Perhaps the earliest medical advances due to genomics research will be in the diagnosis and treatment of cancer. In fact, this is already happening. Cancer is a genomic disease, and The Cancer Genome Atlas, a partnership between the National Cancer Institute and NHGRI, has systematically sequenced the genomes of thousands of tumors from patients with more than 20 different types of cancer, including brain, lung, colon, and breast cancer. As a result, oncologists are linking particular genomic profiles for specific cancer types with outcomes and determining treatments based on genomic information. Cancer patients will be among the early clinical beneficiaries of genomics.
We are clearly not done, and we have a long way to go to deliver on the medical promises of genomics. NHGRI is now supporting a number of large studies to identify clinically relevant genomic variants and to study how patients will use genomic information when they receive it from their doctors. Such studies will help illuminate the path forward to implement genomic medicine.
Societal Implications of Genomics
When James Watson, NHGRI's founding director and lead scientist directing NIH's contribution to the HGP, held his first press conference, he announced that he would devote a portion of the research funding to studying the ethical, legal, and social implications (ELSI) of genomic science.
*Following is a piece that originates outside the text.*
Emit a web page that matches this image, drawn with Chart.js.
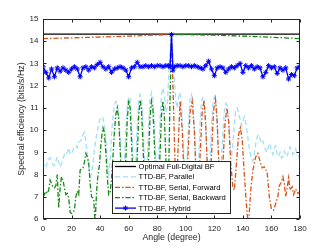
<!DOCTYPE html>
<html><head><meta charset="utf-8">
<script src="https://cdn.jsdelivr.net/npm/chart.js@4.4.0/dist/chart.umd.min.js"></script>
<style>html,body{margin:0;padding:0;background:#fff;overflow:hidden}canvas{display:block}</style>
</head><body>
<canvas id="c" width="332" height="246" style="width:332px;height:246px"></canvas>
<script>
// ---- data ----
const xTickValues = [0,20,40,60,80,100,120,140,160,180];
const yTickValues = [6,7,8,9,10,11,12,13,14,15];

const optimalAngles = [0, 180];
const optimalValues = [14.32, 14.32];

const parallelAngles = [0,1,2,3,4,5,6,7,8,9,10,11,12,13,14,15,16,17,18,19,20,21,22,23,24,25,26,27,28,29,30,31,32,33,34,35,36,37,38,39,40,41,42,43,44,45,46,47,48,49,50,51,52,53,54,55,56,57,58,59,60,61,62,63,64,65,66,67,68,69,70,71,72,73,74,75,76,77,78,79,80,81,82,83,84,85,86,87,88,89,90,91,92,93,94,95,96,97,98,99,100,101,102,103,104,105,106,107,108,109,110,111,112,113,114,115,116,117,118,119,120,121,122,123,124,125,126,127,128,129,130,131,132,133,134,135,136,137,138,139,140,141,142,143,144,145,146,147,148,149,150,151,152,153,154,155,156,157,158,159,160,161,162,163,164,165,166,167,168,169,170,171,172,173,174,175,176,177,178,179,180];
const parallelValues = [8.6,8.35,8.3,8.55,8.7,8.75,8.6,8.45,8.4,8.6,8.8,8.55,8.35,8.5,8.7,8.9,8.85,9.0,9.2,8.95,8.9,9.1,9.25,9.3,9.2,9.45,9.5,9.6,9.8,9.9,9.5,8.9,8.3,7.9,8.0,8.5,9.1,9.6,9.9,10.3,10.5,10.6,10.55,10.2,9.6,8.6,8.0,8.6,9.8,10.6,11.1,11.3,11.2,10.7,9.6,8.2,7.4,8.4,10.0,11.1,11.5,11.4,10.4,8.8,7.5,8.5,10.2,11.3,11.6,11.4,10.3,8.7,7.5,8.6,10.3,11.4,11.7,11.5,10.3,8.7,7.6,8.8,10.5,11.6,11.9,11.6,10.8,11.0,12.4,13.4,14.3,13.4,12.3,11.3,11.0,11.5,11.7,11.2,9.8,8.2,7.5,8.7,10.4,11.4,11.6,11.3,10.0,8.4,7.5,8.6,10.3,11.3,11.5,11.3,10.1,8.5,7.6,8.6,10.2,11.2,11.5,11.3,10.2,8.7,7.8,8.6,9.9,10.8,11.2,11.1,10.4,9.5,8.8,9.4,10.3,10.9,11.0,10.8,10.5,10.2,10.4,10.6,10.3,9.9,9.4,9.0,8.7,8.6,8.9,9.4,9.7,9.8,9.6,9.4,9.5,9.3,9.1,9.0,9.3,9.4,9.05,8.9,9.2,9.3,8.9,8.8,9.0,8.75,8.8,9.05,8.9,8.8,9.1,9.25,9.1,8.9,9.0,9.15,8.9,8.8,8.85];

const forwardAngles = [0,30,60,89,90,91,92.5,93.5,94.5,96,97.5,99,100,101.5,103,104.5,106,107.5,108.5,110,111.5,112.8,114,115.5,116.5,118,119.5,120.8,122,123.5,124.5,126,127.5,128.8,130,131.5,133,134,135.5,137,138.2,139.5,141,143,144,145.5,147,149,150.5,152,153.5,155,157,158.5,160,161.5,163,164.5,165.5,166.5,168,169,170,171,172,173,174.5,175.5,177,178.5,180];
const forwardValues = [14.12,14.17,14.23,14.3,14.3,12.0,8.5,7.2,9.0,11.3,10.0,7.5,7.0,8.8,10.8,11.3,10.0,7.5,7.0,8.8,10.8,11.35,10.2,7.6,7.0,8.8,10.9,11.4,10.4,7.8,7.0,8.5,10.3,11.0,10.4,8.5,7.4,7.3,8.5,9.8,10.1,9.6,8.0,6.2,5.8,7.3,8.2,8.8,8.95,8.6,8.3,8.35,8.1,7.0,6.45,6.4,6.7,7.0,7.5,7.6,7.9,7.6,7.0,7.4,7.85,7.3,7.45,7.1,7.35,7.15,7.25];

const backwardAngles = [0,1,2,3,4,5,6,7,8,9,10,10.5,11,12,13,14,15,16,17,18,19,20,21,22,23,24,25,26,27,28,29,30,31,32,33,34,35,35.5,36.5,37.5,38.5,39.5,40.5,41.5,42,43,44,45,46,47,48,49,50,51,52,53,54,55,56,57,58,59,60,61,62,63,64,65,66,67,68,69,70,71,72,73,74,75,76,77,78,79,80,81,82,83,84,85,86,87,88,89,90,100,120,140,160,180];
const backwardValues = [7.2,7.1,7.25,7.15,7.3,7.75,7.6,7.45,7.4,7.5,8.0,7.2,6.5,7.4,7.9,7.75,7.4,7.1,7.15,6.95,6.3,6.25,6.3,6.4,7.0,7.25,7.1,8.2,8.25,8.3,8.55,8.95,8.8,8.55,7.6,7.0,6.95,6.9,5.8,7.2,8.0,8.4,9.3,9.9,10.1,9.9,9.0,7.9,7.1,7.2,7.8,8.8,9.9,10.7,11.0,10.5,9.2,7.8,7.0,7.1,8.6,10.4,11.35,11.0,9.5,7.8,7.0,7.3,8.8,10.6,11.35,10.9,9.4,7.7,7.0,7.3,8.8,10.6,11.3,10.9,9.4,7.7,7.0,7.4,9.0,10.7,11.3,10.6,8.8,7.2,8.0,11.5,14.3,14.3,14.27,14.23,14.18,14.12];

const hybridAngles = [0,2,4,6,8,10,12,14,16,18,20,22,24,26,28,30,32,34,36,38,40,42,44,46,48,50,52,54,56,58,60,62,64,66,68,70,72,74,76,78,80,82,84,86,88,89,90,91,92,94,96,98,100,102,104,106,108,110,112,114,116,118,120,122,124,126,128,130,132,134,136,138,140,142,144,146,148,150,152,154,156,158,160,162,164,166,168,170,172,174,176,178,180];
const hybridValues = [12.85,12.6,12.35,12.75,12.4,12.8,12.65,12.8,12.7,12.6,12.75,12.85,12.75,12.4,12.8,12.85,12.7,12.85,12.8,12.95,13.05,12.85,12.75,12.85,12.6,12.75,12.8,12.85,12.8,12.7,12.4,12.8,12.85,13.05,12.85,12.85,12.9,12.85,12.9,12.85,12.9,12.9,12.85,12.9,12.9,12.85,14.3,12.7,12.85,12.9,12.9,12.85,12.9,12.9,12.85,12.9,12.85,12.8,12.75,12.9,13.1,12.75,12.45,12.8,12.85,12.8,12.6,12.75,12.85,12.8,12.9,13.0,12.6,12.9,12.8,12.9,12.75,12.85,12.8,12.4,12.6,12.9,12.8,12.85,12.55,12.8,12.7,12.8,12.3,12.5,12.45,12.8,12.85];

const seriesNames = ['Optimal Full-Digital BF','TTD-BF, Parallel','TTD-BF, Serial, Forward','TTD-BF, Serial, Backward','TTD-BF, Hybrid'];

// ---- build ----
const pts = (a, v) => a.map((x, i) => ({x: x, y: v[i]}));
const FONT = "'Liberation Sans', Arial, Helvetica, sans-serif";
const styles = {
  optimal: {color:'#000000', dash:[], width:1.3},
  parallel: {color:'#a3def5', dash:[5,3], width:1.3},
  forward: {color:'#D95319', dash:[5,2,1.5,2], width:1.3},
  backward: {color:'#138a13', dash:[5,2,1.5,2], width:1.3},
  hybrid: {color:'#0000ff', dash:[], width:1.3}
};
const legendKeys = ['optimal','parallel','forward','backward','hybrid'];

const framePlugin = {
  id: 'frame',
  afterDatasetsDraw(chart) {
    const {ctx, chartArea: {left, right, top, bottom}, scales: {x, y}} = chart;
    ctx.save();
    ctx.strokeStyle = '#262626';
    ctx.lineWidth = 1;
    ctx.setLineDash([]);
    const L = Math.round(left) + 0.5, R = Math.round(right) - 0.5, T = Math.round(top) + 0.5, B = Math.round(bottom) - 0.5;
    ctx.strokeRect(L, T, R - L, B - T);
    ctx.beginPath();
    xTickValues.forEach(v => {
      const p = Math.round(x.getPixelForValue(v)) + 0.5;
      ctx.moveTo(p, B); ctx.lineTo(p, B - 3);
      ctx.moveTo(p, T); ctx.lineTo(p, T + 3);
    });
    yTickValues.forEach(v => {
      const p = Math.round(y.getPixelForValue(v)) + 0.5;
      ctx.moveTo(L, p); ctx.lineTo(L + 3, p);
      ctx.moveTo(R, p); ctx.lineTo(R - 3, p);
    });
    ctx.stroke();
    // legend
    const lx = 112.5, ly = 161.5, lw = 118, lh = 52;
    ctx.fillStyle = '#ffffff';
    ctx.fillRect(lx, ly, lw, lh);
    ctx.strokeStyle = '#262626';
    ctx.strokeRect(lx, ly, lw, lh);
    ctx.font = '7.6px ' + FONT;
    ctx.textBaseline = 'middle';
    ctx.textAlign = 'left';
    legendKeys.forEach((k, i) => {
      const s = styles[k];
      const yy = 166.5 + i * 10.4;
      ctx.strokeStyle = s.color;
      ctx.lineWidth = s.width;
      ctx.setLineDash(s.dash);
      ctx.beginPath(); ctx.moveTo(115, yy); ctx.lineTo(136, yy); ctx.stroke();
      ctx.setLineDash([]);
      if (k === 'hybrid') {
        ctx.lineWidth = 1;
        const cx = 125.5, r = 2.5;
        ctx.beginPath();
        ctx.moveTo(cx - r, yy); ctx.lineTo(cx + r, yy);
        ctx.moveTo(cx, yy - r); ctx.lineTo(cx, yy + r);
        ctx.moveTo(cx - r*0.7, yy - r*0.7); ctx.lineTo(cx + r*0.7, yy + r*0.7);
        ctx.moveTo(cx - r*0.7, yy + r*0.7); ctx.lineTo(cx + r*0.7, yy - r*0.7);
        ctx.stroke();
      }
      ctx.fillStyle = '#000000';
      ctx.fillText(seriesNames[i], 138.5, yy + 0.5);
    });
    ctx.restore();
  }
};

const mk = (key, a, v, label, extra) => Object.assign({
  label: label,
  data: pts(a, v),
  borderColor: styles[key].color,
  backgroundColor: styles[key].color,
  borderWidth: styles[key].width,
  borderDash: styles[key].dash,
  pointRadius: 0,
  tension: 0,
  fill: false
}, extra || {});

new Chart(document.getElementById('c'), {
  type: 'line',
  data: {
    datasets: [
      mk('hybrid', hybridAngles, hybridValues, seriesNames[4], {pointStyle: 'star', pointRadius: 2.6, pointBorderWidth: 1, pointBorderColor: '#0000ff'}),
      mk('backward', backwardAngles, backwardValues, seriesNames[3]),
      mk('forward', forwardAngles, forwardValues, seriesNames[2]),
      mk('parallel', parallelAngles, parallelValues, seriesNames[1]),
      mk('optimal', optimalAngles, optimalValues, seriesNames[0])
    ]
  },
  options: {
    responsive: false,
    animation: false,
    events: [],
    layout: {padding: {left: 0, right: 32, top: 19, bottom: 0}},
    plugins: {legend: {display: false}, tooltip: {enabled: false}},
    scales: {
      x: {
        type: 'linear', min: 0, max: 180,
        afterFit: s => { s.height = 27; },
        afterBuildTicks: s => { s.ticks = xTickValues.map(v => ({value: v})); },
        grid: {display: false, drawTicks: false},
        border: {display: false},
        ticks: {padding: 5, color: '#262626', font: {family: FONT, size: 8}, maxRotation: 0, autoSkip: false},
        title: {display: true, text: 'Angle (degree)', color: '#262626', font: {family: FONT, size: 8.8}, padding: {top: 0, bottom: 3}}
      },
      y: {
        min: 6, max: 15,
        afterFit: s => { s.width = 43; },
        afterBuildTicks: s => { s.ticks = yTickValues.map(v => ({value: v})); },
        grid: {display: false, drawTicks: false},
        border: {display: false},
        ticks: {padding: 4.5, color: '#262626', font: {family: FONT, size: 8}, autoSkip: false},
        title: {display: true, text: 'Spectral efficiency (bits/s/Hz)', color: '#262626', font: {family: FONT, size: 8.8}, padding: {top: 16, bottom: 0}}
      }
    }
  },
  plugins: [framePlugin]
});
</script>
</body></html>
He surprised then-NIH Director James Wyngaarden with this announcement, but the proposal stuck, and Congress enshrined it in NHGRI's budget. Since the beginning of the HGP, NHGRI has invested some $300 million to support nearly 500 research projects studying the broader ELSI issues of genomics research. Today, five percent of NHGRI's annual budget is still spent on ELSI research. The debates fostered throughout the ELSI research community helped focus congressional attention on the need to pass the Genetic Information Non-discrimination Act of 2008 (called GINA), as well as to bring attention to a range of important issues such as genomic privacy, access to genomic data, and direct-to-consumer genetic testing.
Dr. Watson also observed that the public needs to understand genomic science, especially as individuals will be increasingly asked to make their own medical decisions based on genomic information. NHGRI has increased its public outreach through National DNA Day activities for students, the 600-plus videos on GenomeTV (our YouTube channel) and other social media, and an exhibition on genomics opening this summer through our collaboration with the Smithsonian's National Museum of Natural History.
I have been involved in genomics research for over 25 years and was a front-line, start-to-finish participant in the HGP. I have now been at NHGRI for 18.5 years, holding various leadership positions for most of that time. And finally, I have been the NHGRI director for 3.5 years. When I look back at what has been done and how far we have come in genomics since the start of the HGP in 1990 and then, in particular, since the end of the HGP a decade ago, I am simply amazed. At the same time, I am profoundly excited about the new frontiers that we are moving into, especially as we explore the applications of genomics to medical care. Day in and day out, I think about where genomics is going and conclude that the field's future is bright.